Tactical Analysis – Aston Villa 0 Liverpool 6

Tactical Analysis – Aston Villa 0 Liverpool 6
February 15, 2016 Mihail Vladimirov

By Mihail Vladimirov.

Neither manager had any major selection dilemmas before the game.

Garde was without several players but only a couple of them were genuinely missed – his only natural holding midfielder Sanchez and the target man Gestede. Interestingly though, the French manager changed the shape from his usual narrow 4-1-2-3/4-3-2-1 to a 4-4-1-1 here despite naming the same starting XI as in the last game against Norwich.

For Klopp a major ‘headache’ would have been how exactly to structure a balanced formation following the return of all his attacking talents. Eventually, the German was spared the dilemma with the news that Lucas, Allen and Lallana would all miss this game. This basically meant his starting XI picked itself with the likes of Origi and Benteke – unsurprisingly – kept on the bench.

As such the main question became not who would start but in what shape. There was the possibility of going with the 4-3-2-1 Klopp favoured at the start of his tenure. But – arguably rightly for the reasons covered below – he preferred a lopsided 4-2-3-1 instead.

Starting XIs

The tactical battle that could have been

Up to now Garde has been favouring a 4-5-1 type of formation which, depending on the personnel, looked either more like a 4-3-2-1 or as a 4-1-2-3. The Villa starting XI strongly hinted it would be the former variant again.

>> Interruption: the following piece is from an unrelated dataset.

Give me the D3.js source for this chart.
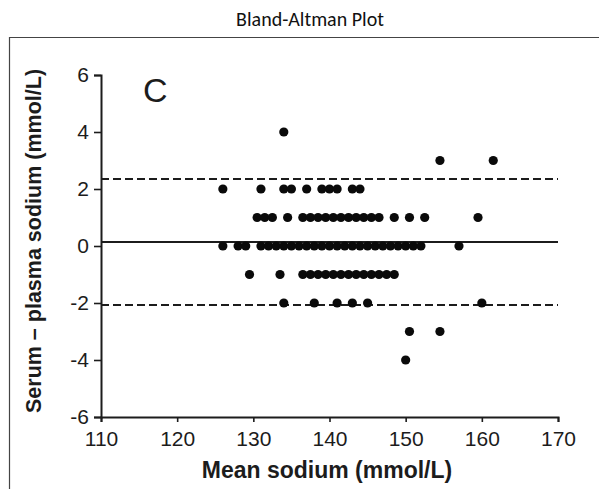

Meanwhile, Liverpool’s line up also suggested a similar 4-3-2-1 (or at least a 4-1-2-3 with both wide men starting wider but continually coming infield) formation was on the cards. This made an intriguing, very Italian-like type of tactical clash possible, with one 4-3-2-1 team facing another.

In such a heavily congested clash, with both teams likely to flood the midfield zone and as a result largely cancel each other out – or at least make it very hard for the other to play – the key tactical aspect was likelier to be who would provide attacking width better and which could provide the required spark of tactical difference. On both fronts Liverpool were always going to be the clear favourites, as apart from having the superior individual quality, their full-backs are better suited to Villa’s to provide a constant source of attacking width in addition to going to play with side midfielders (Henderson and Milner) who are able to drift wide and deliver that extra fluidity and source of ‘something extra’ tactically.

However, the potential 4-3-2-1 vs 4-3-2-1 didn’t really materialise, as neither team started the game in such a formation. But even if they had, Liverpool would have been still huge favourites due to being the better tactically equipped team.

potential 4-3-2-1 vs 4-3-2-1

Garde’s surprising switch to 4-4-1-1

One of the first intriguing tactical aspects of the game was the fact Garde actually deviated from his favoured 4-1-2-3/4-3-2-1 template. Here he preferred a 4-4-1-1 formation despite selecting natural central midfielders (Veretout and Bacuna) out wide and a natural wide man (Gil) centrally, just off the main striker. Clearly, the French manager aimed to keep the main feature of his other formations – the congested midfield zone – by still flooding the midfield area with four central midfielders laterally spread across that area.